Sometimes the simplest solutions are the most effective, as dermatologist Steven Thng has found.
Many of his patients at the National Skin Centre (NSC) have vitiligo, a disorder that causes unsightly pale patches on the skin.
In theory, treatment is straightforward. For nearly 70 per cent of patients, twice-weekly phototherapy sessions of up to 10 minutes each can improve the condition within six months.
The problem, said Dr Thng, is that many people do not follow through with treatment on a regular basis. "The actual fact is that (treatment) is not always successful because people don't come very often," he said.
His solution was simple: re-purpose a smaller, portable machine that uses ultraviolet light to treat a different skin condition, and loan it to vitiligo patients to take home.
Patients have to use the machine for longer - three times a week instead of twice - as the light is less powerful than it would be in a clinic. But it saves them the trouble of making their way down to the NSC, which is in Novena, often taking time off from work or school.
"It worked," he said. "It's very simple - you make it convenient for patients, and patients will do it."

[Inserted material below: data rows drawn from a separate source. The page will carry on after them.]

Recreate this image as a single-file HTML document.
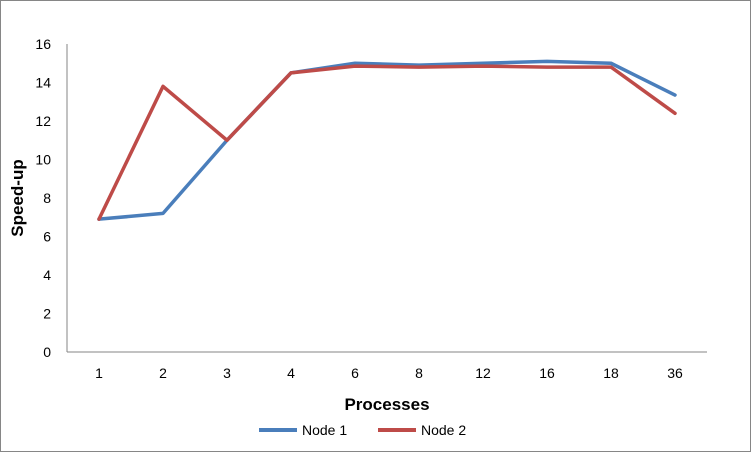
<!DOCTYPE html>
<html><head><meta charset="utf-8"><style>
body{margin:0;background:#fff}
svg{display:block;font-family:"Liberation Sans",sans-serif}
</style></head><body>
<svg id="chart" width="751" height="452">
<rect x="0.5" y="0.5" width="750" height="451" fill="#fff" stroke="#868686"/>
<g id="grid"></g>
<line x1="67" y1="44" x2="67" y2="352" stroke="#868686"/>
<line x1="67" y1="352" x2="707" y2="352" stroke="#868686"/>
<g id="yticks" font-size="14" fill="#000" text-anchor="end"></g>
<g id="xticks" font-size="14" fill="#000" text-anchor="middle"></g>
<g id="series"></g>
<text x="23" y="198" font-size="17" font-weight="bold" text-anchor="middle" transform="rotate(-90 23 198)">Speed-up</text>
<text x="387" y="410" font-size="17" font-weight="bold" text-anchor="middle">Processes</text>
<g>
<g>
<line x1="259" y1="430" x2="297" y2="430" stroke="#4a7ebb" stroke-width="4"/>
<text x="302" y="435" font-size="14">Node 1</text></g>
<g>
<line x1="378" y1="430" x2="416" y2="430" stroke="#be4b48" stroke-width="4"/>
<text x="421" y="435" font-size="14">Node 2</text></g>
</g>
</svg>
<script>
const categories=["1","2","3","4","6","8","12","16","18","36"];
const node1=[6.9,7.2,11.0,14.5,15.0,14.9,15.0,15.1,15.0,13.35];
const node2=[6.9,13.8,11.0,14.5,14.85,14.8,14.85,14.8,14.8,12.4];
const yTicks=[0,2,4,6,8,10,12,14,16];
const NS="http://www.w3.org/2000/svg";
const x0=67,x1=707,yb=352,yt=44,ymax=16;
const bw=(x1-x0)/categories.length;
function xs(i){return x0+bw*(i+0.5);}
function ys(v){return yb-(v/ymax)*(yb-yt);}
const yg=document.getElementById('yticks');
yTicks.forEach(v=>{const t=document.createElementNS(NS,'text');
t.setAttribute('x',51);t.setAttribute('y',ys(v)+5);t.textContent=v;


yg.appendChild(t);});
const xg=document.getElementById('xticks');
categories.forEach((c,i)=>{const t=document.createElementNS(NS,'text');
t.setAttribute('x',xs(i));t.setAttribute('y',378);t.textContent=c;


xg.appendChild(t);});
const sg=document.getElementById('series');
[[node1,'#4a7ebb','node-1-line'],[node2,'#be4b48','node-2-line']].forEach(s=>{
const p=document.createElementNS(NS,'polyline');
p.setAttribute('points',s[0].map((v,i)=>xs(i)+','+ys(v)).join(' '));
p.setAttribute('fill','none');p.setAttribute('stroke',s[1]);p.setAttribute('stroke-width','3.5');
p.setAttribute('stroke-linejoin','round');p.setAttribute('stroke-linecap','round');


sg.appendChild(p);});
</script>
</body></html>
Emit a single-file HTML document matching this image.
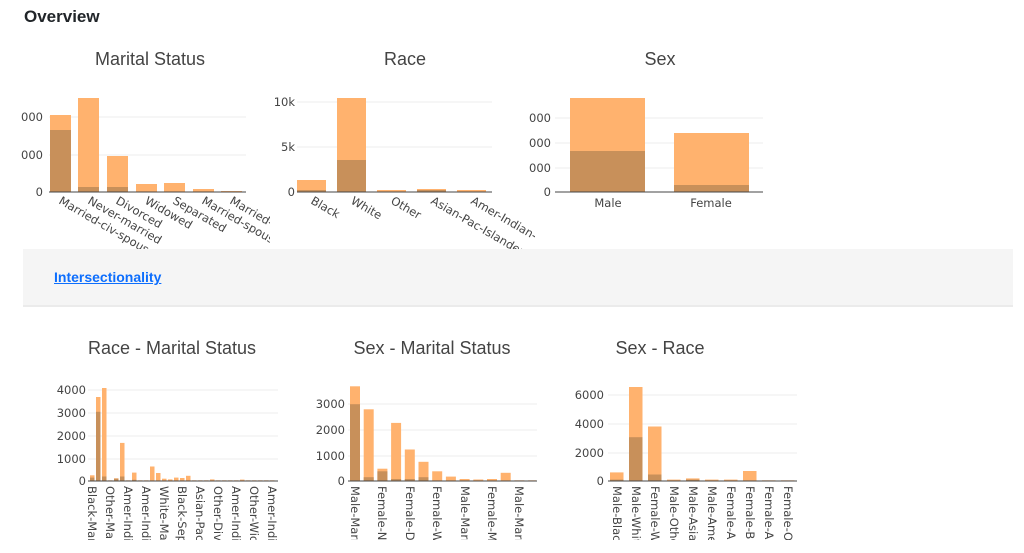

For his efforts, Dr Thng was presented with the top Singapore Clinician-Investigator Award at the Singapore Health and Biomedical Congress, which opened yesterday and ends today.
Dr Thng did a study of 44 patients and found that seven in 10 of those who underwent the regular treatment followed through, with the rest stopping halfway or going to the NSC only once a week.
For the home phototherapy group, nine in 10 complied with the prescribed treatment sessions, and none withdrew from the programme.
And seven in 10 of those who went through the home treatment showed at least a 50 per cent improvement in skin colour, compared with about half for the other group.
"It's not because the machine (for home use) is better," Dr Thng explained. "It's because the patients were more compliant."
Meanwhile, at yesterday's congress, the National Healthcare Group (NHG) and Nanyang Technological University also inked a three-year agreement to embark on a study to better understand disease in the local population.
Through the study, which will involve 10,000 people, they hope to be able to predict and prevent diseases, and to see what kind of treatments work best.
Traditionally, said NHG chief executive Philip Choo, doctors get to know about illnesses only after they get bad enough to make a person see a doctor.
He said: "We want to go upstream, to see what are the things that cause illnesses... and what intervention works or doesn't work."